Sometimes it's not possible to transform your data, and you end up having to do a fit. This can be one of two types:

1. Linear regression: this is the "nice" type of fit because it can be solved analytically. As long as you have more data points than parameters in the fit, there is a closed form solution. This solution takes the form of solving a set of equations, and there is no guarantee that these equations are not (almost) singular - but it's comparatively easy. Example $$y = ax^2 + bx + c$$
2. Non linear: if your expected fit is of the type $$y=a x^b + c x^d$$ it is hard to come up with a good transformation, and since you don't know $b$ and $d$ in advance some of the techniques used for solving polynomials etc don't apply. In that case there are numerical techniques to find approximations to $a,b,c,d$.

Excel has various kinds of fitting built in: when you right-click on a data series in a graph, you can select "add trendline" which gives you various options - including "polynomial". You can even show the equation of the trend line on the graph - this is under "options".

Example:

A nice smooth curve was fitted that looks like a good match to the data - and you can see the equation of the curve. However - in this case the actual function I used was $$y = 0.5 + 3x + 2x^2 + 4\sqrt{x}$$ - and in Excel there is no good built in way to find the coefficients (0.5, 3, 2, 4) . It is possible to use Excel to find these coefficients, by manually recreating the math needed for the calculation. If you have data points $x_i, y_i$, and you believe that $y$ is a linear combination of various functions $f_i(x)$, you can do the following:

Compute the matrix

$$F_{ij} = f_i(x_j)$$

Next, compute

$$M = F F^T$$

Finally, compute

$$Y_j = y_i F_{ij}$$

Now the solution is

$$c = M^{-1} Y$$

I have created a small example (from which the above graph was created) that shows how this is done in Excel. First, the formulas:

And next, the values:

Note - a lot of the matrix calculations (MMULT, MINVERSE) require you to select the entire range where you need to put the formula, type the expression in the formula bar, then press CMD-SHIFT-ENTER on Mac, or CTRL-SHIFT-ENTER on PC. You can find a copy of this spreadsheet at http://www.floris.us/SO/curveFit.xlsx

If you want to be really clever, you can do something similar for the non-linear case - but now you will have to use the Solver (comes with Excel) to solve for all the parameters.
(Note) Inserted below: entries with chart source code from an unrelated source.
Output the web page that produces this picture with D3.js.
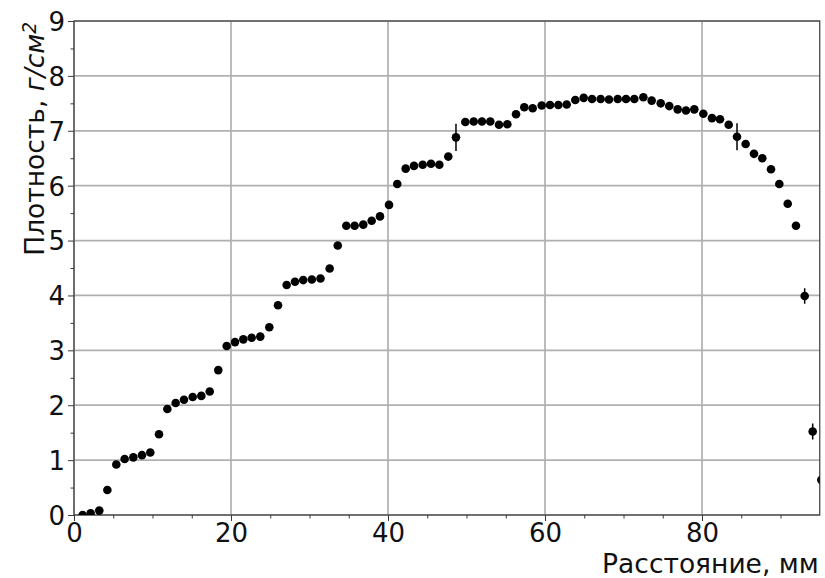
<!DOCTYPE html>
<html>
<head>
<meta charset="utf-8">
<script src="https://cdn.jsdelivr.net/npm/d3@7"></script>
<style>
  html, body { margin: 0; padding: 0; background: #fff; }
  svg { display: block; font-family: "DejaVu Sans", sans-serif; }
</style>
</head>
<body>
<svg id="chart" width="825" height="578"></svg>
<script>
// Distance along the sample, mm
const distance = [
  1.1, 2.12, 3.22, 4.25, 5.39, 6.45, 7.56, 8.66, 9.72, 10.83,
  11.89, 12.95, 14.01, 15.12, 16.22, 17.29, 18.38, 19.45, 20.51, 21.57,
  22.63, 23.73, 24.88, 25.99, 27.09, 28.15, 29.2, 30.3, 31.4, 32.57,
  33.6, 34.69, 35.75, 36.85, 37.92, 38.98, 40.13, 41.18, 42.25, 43.31,
  44.42, 45.48, 46.54, 47.68, 48.66, 49.85, 50.92, 51.97, 53.03, 54.14,
  55.2, 56.31, 57.36, 58.43, 59.58, 60.64, 61.7, 62.76, 63.86, 64.93,
  65.99, 67.09, 68.15, 69.26, 70.32, 71.38, 72.53, 73.59, 74.74, 75.83,
  76.9, 77.96, 79.02, 80.17, 81.27, 82.29, 83.4, 84.46, 85.56, 86.62,
  87.68, 88.79, 89.85, 90.92, 91.97, 93.08, 94.1, 95.2
];
// Areal density, g/cm^2
const density = [
  0.0, 0.03, 0.08, 0.455, 0.92, 1.02, 1.05, 1.09, 1.14, 1.47,
  1.93, 2.04, 2.10, 2.15, 2.17, 2.25, 2.64, 3.08, 3.15, 3.20,
  3.23, 3.25, 3.42, 3.82, 4.19, 4.25, 4.28, 4.29, 4.31, 4.49,
  4.91, 5.27, 5.27, 5.29, 5.36, 5.44, 5.65, 6.03, 6.31, 6.36,
  6.38, 6.40, 6.38, 6.53, 6.88, 7.16, 7.17, 7.17, 7.17, 7.11,
  7.12, 7.30, 7.43, 7.41, 7.46, 7.47, 7.47, 7.48, 7.56, 7.60,
  7.58, 7.58, 7.57, 7.58, 7.58, 7.58, 7.61, 7.55, 7.50, 7.45,
  7.39, 7.37, 7.39, 7.31, 7.23, 7.21, 7.11, 6.89, 6.76, 6.58,
  6.50, 6.30, 6.03, 5.67, 5.27, 3.99, 1.52, 0.64
];
// Measurement uncertainty, g/cm^2
const densityErr = [
  0.02, 0.02, 0.02, 0.03, 0.03, 0.03, 0.03, 0.03, 0.03, 0.03,
  0.03, 0.03, 0.03, 0.03, 0.03, 0.03, 0.03, 0.03, 0.03, 0.03,
  0.03, 0.03, 0.03, 0.03, 0.03, 0.03, 0.03, 0.03, 0.03, 0.03,
  0.03, 0.03, 0.03, 0.03, 0.03, 0.03, 0.03, 0.03, 0.03, 0.03,
  0.03, 0.03, 0.03, 0.03, 0.25, 0.03, 0.03, 0.03, 0.03, 0.03,
  0.03, 0.03, 0.03, 0.03, 0.03, 0.03, 0.03, 0.03, 0.03, 0.03,
  0.03, 0.03, 0.03, 0.03, 0.03, 0.03, 0.03, 0.03, 0.03, 0.03,
  0.03, 0.03, 0.03, 0.03, 0.03, 0.03, 0.03, 0.245, 0.03, 0.03,
  0.03, 0.03, 0.03, 0.03, 0.04, 0.14, 0.145, 0.1
];
const xTicks = [0, 20, 40, 60, 80];
const xMinorTicks = [5, 10, 15, 25, 30, 35, 45, 50, 55, 65, 70, 75, 85, 90];
const yTicks = [0, 1, 2, 3, 4, 5, 6, 7, 8, 9];
const yMinorTicks = [0.5, 1.5, 2.5, 3.5, 4.5, 5.5, 6.5, 7.5, 8.5];

const points = distance.map((d, i) => ({ x: d, y: density[i], e: densityErr[i] }));

const margin = { left: 74, right: 5.25, top: 21, bottom: 63 };
const W = 825, H = 578;
const svg = d3.select("#chart");

const x = d3.scaleLinear().domain([0, 95]).range([margin.left, W - margin.right]);
const y = d3.scaleLinear().domain([0, 9]).range([H - margin.bottom, margin.top]);

const gridColor = "#b0b0b0";
const axisColor = "#3a3a3a";
const tickFont = 26;
const labelFont = 26.5;

svg.append("defs").append("clipPath").attr("id", "plot-clip")
  .append("rect")
  .attr("x", x(0)).attr("y", y(9))
  .attr("width", x(95) - x(0)).attr("height", y(0) - y(9));

// Grid lines at major ticks
const grid = svg.append("g");
grid.selectAll("line.gx").data(xTicks).join("line")
  .attr("x1", d => x(d)).attr("x2", d => x(d))
  .attr("y1", y(0)).attr("y2", y(9))
  .attr("stroke", gridColor).attr("stroke-width", 1.7);
grid.selectAll("line.gy").data(yTicks).join("line")
  .attr("x1", x(0)).attr("x2", x(95))
  .attr("y1", d => y(d)).attr("y2", d => y(d))
  .attr("stroke", gridColor).attr("stroke-width", 1.7);

// Axes with major and minor ticks
function styleAxis(g) {
  g.select(".domain").remove();
  g.selectAll("line").attr("stroke", axisColor).attr("stroke-width", 1);
  g.selectAll("text")
    .attr("fill", "#111")
    .style("font-family", "'DejaVu Sans', sans-serif")
    .style("font-size", tickFont + "px");
}

const xAxis = svg.append("g").attr("transform", `translate(0,${y(0)})`)
  .call(d3.axisBottom(x).tickValues(xTicks).tickFormat(d3.format("d")).tickSize(6).tickPadding(3));
styleAxis(xAxis);
const xMinor = svg.append("g").attr("transform", `translate(0,${y(0)})`)
  .call(d3.axisBottom(x).tickValues(xMinorTicks).tickFormat("").tickSize(3.5));
styleAxis(xMinor);

const yAxis = svg.append("g").attr("transform", `translate(${x(0)},0)`)
  .call(d3.axisLeft(y).tickValues(yTicks).tickFormat(d3.format("d")).tickSize(6).tickPadding(3));
styleAxis(yAxis);
yAxis.selectAll("text").attr("dy", "0.36em");
const yMinor = svg.append("g").attr("transform", `translate(${x(0)},0)`)
  .call(d3.axisLeft(y).tickValues(yMinorTicks).tickFormat("").tickSize(3.5));
styleAxis(yMinor);

// Frame
svg.append("rect")
  .attr("x", x(0)).attr("y", y(9))
  .attr("width", x(95) - x(0)).attr("height", y(0) - y(9))
  .attr("fill", "none").attr("stroke", axisColor).attr("stroke-width", 1.2);

// Data: error bars and markers
const data = svg.append("g").attr("clip-path", "url(#plot-clip)");
data.selectAll("line.err").data(points).join("line")
  .attr("class", "err")
  .attr("x1", d => x(d.x)).attr("x2", d => x(d.x))
  .attr("y1", d => y(d.y - d.e)).attr("y2", d => y(d.y + d.e))
  .attr("stroke", "#000").attr("stroke-width", 1.5);
data.selectAll("circle").data(points).join("circle")
  .attr("cx", d => x(d.x)).attr("cy", d => y(d.y))
  .attr("r", 4.3).attr("fill", "#000");

// Axis titles
svg.append("text")
  .attr("x", x(95) - 1).attr("y", 573)
  .attr("text-anchor", "end")
  .attr("fill", "#111")
  .style("font-size", labelFont + "px")
  .text("Расстояние, мм");

const yl = svg.append("text")
  .attr("transform", `translate(44,${y(9) + 1}) rotate(-90)`)
  .attr("text-anchor", "end")
  .attr("fill", "#111")
  .style("font-size", labelFont + "px");
yl.append("tspan").text("Плотность, ");
yl.append("tspan").attr("font-style", "italic").text("г/см");
yl.append("tspan").attr("font-style", "italic").attr("dy", "-0.45em").style("font-size", (labelFont * 0.7) + "px").text("2");
</script>
</body>
</html>
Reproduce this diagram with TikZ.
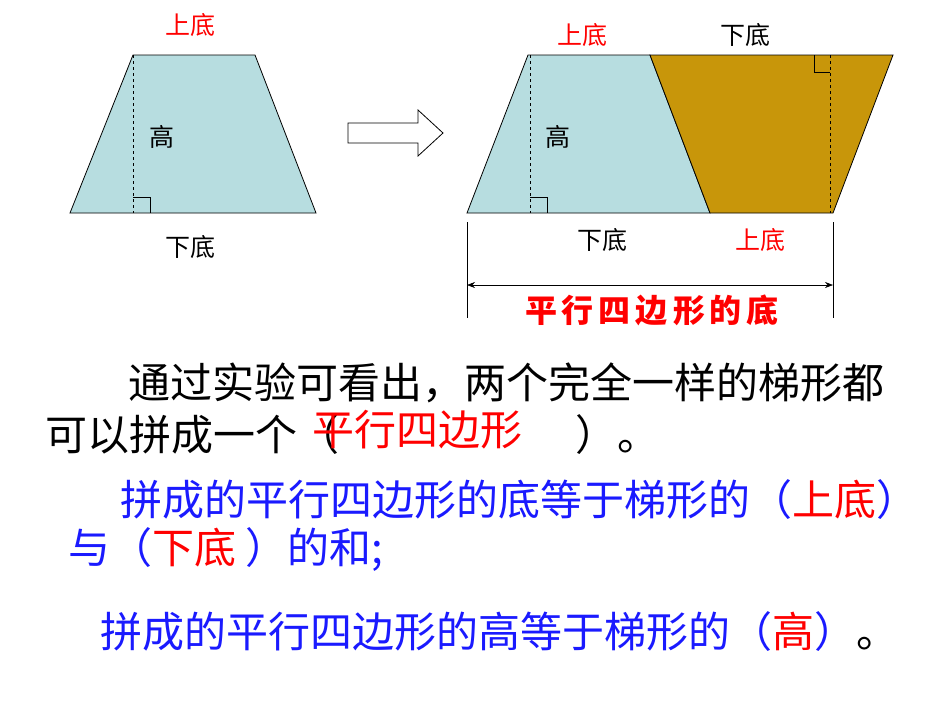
\documentclass[tikz,border=0pt]{standalone}
\usepackage{fontspec}
\setmainfont{Noto Sans CJK SC}
\usetikzlibrary{arrows.meta}
\definecolor{lb}{HTML}{B7DDE0}
\definecolor{gd}{HTML}{C8960A}
\definecolor{bl}{HTML}{1A1AFF}
\tikzset{lbl/.style={font=\fontsize{25}{27}\selectfont},
 big/.style={font=\fontsize{42}{44}\selectfont,anchor=west,inner sep=0pt},
 shp/.style={draw=black,line width=0.8pt},
 ra/.style={draw=black,line width=0.6pt}}
\begin{document}
\begin{tikzpicture}[x=1pt,y=-1pt]
\useasboundingbox[fill=white] (0,0) rectangle (950,713);
% left trapezoid
\draw[shp,fill=lb] (70,213) -- (133,55) -- (255,55) -- (316,213) -- cycle;
\draw[dashed,line width=0.6pt] (133,55) -- (133,213);
\draw[ra] (133,197) -- (150,197) -- (150,213);
\node[lbl,red] (a1) at (190,25) {上底};
\node[lbl] (a2) at (162,137) {高};
\node[lbl] (a3) at (190,247) {下底};
% arrow
\draw[line width=0.8pt,fill=white] (348,123) -- (418,123) -- (418,110) -- (443,133) -- (418,156) -- (418,143) -- (348,143) -- cycle;
% right shapes
\draw[shp,fill=lb] (467,213) -- (528,55) -- (650,55) -- (710,213) -- cycle;
\draw[shp,fill=gd] (650,55) -- (893,55) -- (833,213) -- (710,213) -- cycle;
\draw[dashed,line width=0.6pt] (530,55) -- (530,213);
\draw[dashed,line width=0.6pt] (830,55) -- (830,213);
\draw[ra] (530,197) -- (547,197) -- (547,213);
\draw[ra] (814,55) -- (814,72) -- (830,72);
\node[lbl,red] (b1) at (582,35) {上底};
\node[lbl] (b2) at (745,35) {下底};
\node[lbl] (b3) at (558,137) {高};
\node[lbl] (b4) at (602,240) {下底};
\node[lbl,red] (b5) at (760,240) {上底};
\coordinate (l1) at (467,222); \coordinate (l2) at (467,318);
\coordinate (r1) at (833,222); \coordinate (r2) at (833,318);
\draw[line width=0.6pt] (l1) -- (l2); \draw[line width=0.6pt] (r1) -- (r2);
\coordinate (m1) at (467,285); \coordinate (m2) at (833,285);
\draw[{Stealth[length=8pt]}-{Stealth[length=8pt]},line width=0.6pt] (m1) -- (m2);
\node[red,font=\fontsize{32}{34}\selectfont\bfseries] (pb) at (652,310) {平\hspace{5pt}行\hspace{5pt}四\hspace{5pt}边\hspace{5pt}形\hspace{5pt}的\hspace{5pt}底};
% text
\node[big] (t1) at (128,383) {通过实验可看出，两个完全一样的梯形都};
\node[big] (t2) at (45,435) {可以拼成一个（};
\node[big] (t2b) at (575,435) {）。};
\node[big,red] (t2r) at (312,430) {平行四边形};
\node[big,bl] (t3) at (120,500) {拼成的平行四边形的底等于梯形的（\textcolor{red}{上底}）};
\node[big,bl] (t4) at (68,550) {与（\textcolor{red}{下底} ）的和;};
\node[big,bl] (t5) at (100,632) {拼成的平行四边形的高等于梯形的（\textcolor{red}{高}）\textcolor{black}{。}};
\end{tikzpicture}
\end{document}
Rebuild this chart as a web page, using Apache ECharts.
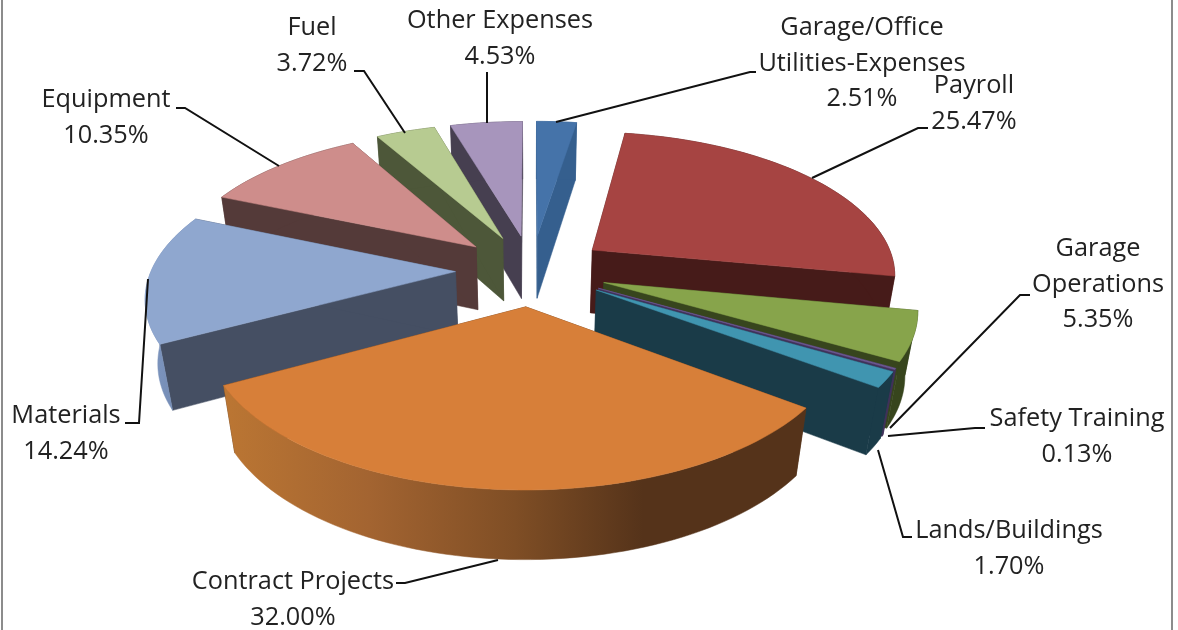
<!DOCTYPE html>
<html><head><meta charset="utf-8">
<style>html,body{margin:0;padding:0;background:#fff}#c{width:1178px;height:630px}</style>
<script src="https://cdn.jsdelivr.net/npm/echarts@6/dist/echarts.min.js"></script>
</head><body><div id="c"></div>
<script>
// ---- data ----
const categories = ['Garage/Office\nUtilities-Expenses','Payroll','Garage\nOperations','Safety Training','Lands/Buildings','Contract Projects','Materials','Equipment','Fuel','Other Expenses'];
const shares = [2.51,25.47,5.35,0.13,1.70,32.00,14.24,10.35,3.72,4.53];

// ---- styles ----
const topColors  = ['#4573a9','#a64442','#87a44b','#6e5a94','#4095b0','#d77f39','#8fa7cf','#ce8d8b','#b7cb91','#a795bc'];
const wallColors = ['#355f8e','#461b19','#37451d','#40325a','#1a3b48','#57341a','#454f63','#543a39','#4d5739','#463f50'];
const outerStops = {5:[[0,'#bb7633'],[0.25,'#a36431'],[0.5,'#7f4e25'],[0.72,'#55331a'],[1,'#55331a']],6:[[0,'#7f97c0'],[1,'#6a82ab']]};
const paintRank  = [1,6,7,8,9,10,5,4,3,2];

// ---- projection parameters (pie radius = 1) ----
const P = {cx:531.5,cy:270,A:304,B:142,k:0.155,c:0.033,D:65.7,explode:0.25};
function project(u,v,bottom){
  const w = 1 + P.k*v + (bottom?P.c:0);
  return [P.cx + P.A*u/w, P.cy + (-P.B*v + (bottom?P.D:0))/w];
}

// ---- label layout ----
const labelLayout = [
 {at:[862,27],line:[[556,122],[750,72],[756,72]]},
 {at:[974,85],line:[[812,178],[918,128],[928,128]]},
 {at:[1098,248],line:[[890,428],[1020,295],[1030,295]]},
 {at:[1077,418],line:[[888,436],[975,428],[985,428]]},
 {at:[1009,530],line:[[878,450],[903,537],[912,537]]},
 {at:[293,581],line:[[498,560],[405,583],[396,583]]},
 {at:[66,415],line:[[148,279],[139,423],[125,423]]},
 {at:[106,99],line:[[279,166],[185,108],[176,108]]},
 {at:[312,27],line:[[405,133],[364,71],[354,71]]},
 {at:[500,20],line:[[487,123],[487,75],[487,72]]}
];
const lineHeight = 35.5;

const total = shares.reduce((a,b)=>a+b,0);
const chart = echarts.init(document.getElementById('c'));

function renderSlice(params, api){
  const i = params.dataIndex, val = api.value(0);
  let before = 0; for(let j=0;j<i;j++) before += shares[j];
  const a0 = before/total*2*Math.PI, a1 = (before+val)/total*2*Math.PI, mid=(a0+a1)/2;
  const ou = P.explode*Math.sin(mid), ov = P.explode*Math.cos(mid);
  const n = Math.max(4,Math.ceil((a1-a0)/0.03));
  const topArc=[],botArc=[];
  for(let s=0;s<=n;s++){
    const t=a0+(a1-a0)*s/n, u=ou+Math.sin(t), v=ov+Math.cos(t);
    topArc.push(project(u,v,false)); botArc.push(project(u,v,true));
  }
  const apexT=project(ou,ov,false), apexB=project(ou,ov,true);
  const z=paintRank[i]*10, wall=wallColors[i], children=[];
  const poly=(pts,fill,zz)=>({type:'polygon',z2:zz,shape:{points:pts},style:{fill:fill,stroke:fill,lineWidth:0.5}});
  children.push(poly([apexT,apexB,botArc[0],topArc[0]],wall,z));
  children.push(poly([apexT,apexB,botArc[n],topArc[n]],wall,z));
  let outerFill=wall;
  if(outerStops[i]){
    const xs=topArc.concat(botArc).map(p=>p[0]), x0=Math.min(...xs), x1=Math.max(...xs);
    outerFill=new echarts.graphic.LinearGradient(x0,0,x1,0,outerStops[i].map(s=>({offset:s[0],color:s[1]})),true);
  }
  children.push(poly(topArc.concat(botArc.slice().reverse()),outerFill,z+1));
  children.push(poly([apexT].concat(topArc),topColors[i],z+2));
  const L=labelLayout[i];
  children.push({type:'polyline',z2:500,shape:{points:L.line},style:{fill:null,stroke:'#111',lineWidth:2}});
  const lines=categories[i].split('\n').concat([val.toFixed(2)+'%']);
  lines.forEach((t,k)=>children.push({type:'text',z2:501,x:L.at[0],y:L.at[1]+1+k*lineHeight,
    style:{text:t,font:'25.3px "Open Sans"',fill:'#222',align:'center',verticalAlign:'middle'}}));
  return {type:'group',children};
}

chart.setOption({
  animation:false,
  backgroundColor:'#fff',
  graphic:[
    {type:'rect',shape:{x:2,y:-4,width:1170,height:640},style:{fill:null,stroke:'#8c8c8c',lineWidth:2},silent:true}
  ],
  series:[{type:'custom',coordinateSystem:'none',renderItem:renderSlice,silent:true,clip:false,
    data:categories.map((c,i)=>({name:c.replace('\n',' '),value:[shares[i]]}))}]
});
</script></body></html>
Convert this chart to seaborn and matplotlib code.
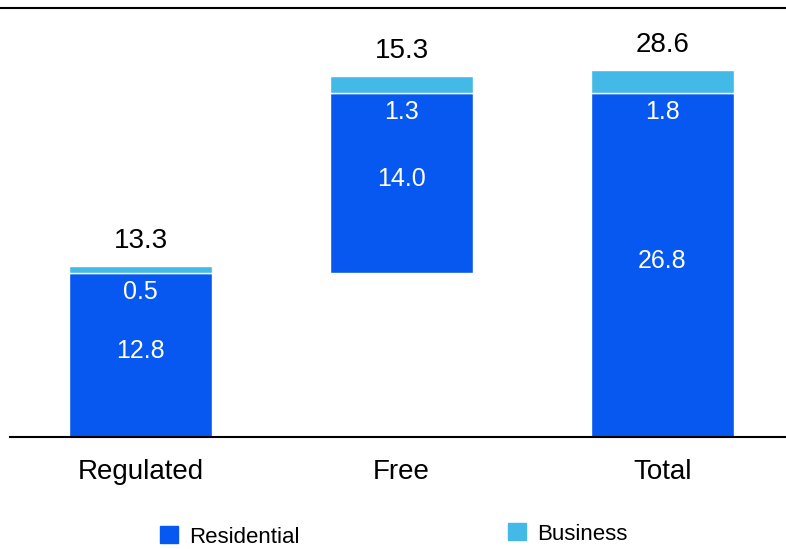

Now you can really impress your teacher with your new found data fitting skills... but the bottom line is still this:

You need to understand why the function you are fitting is of a particular form; if you don't, then it doesn't matter how good you are at fitting data - you are not really "doing physics".

If you do understand the form, then the coefficients you are solving for might be meaningful things like "viscosity of air", "gravitational constant", "apparent area of cup", or whatever else your experimental analysis tells you that you're solving for.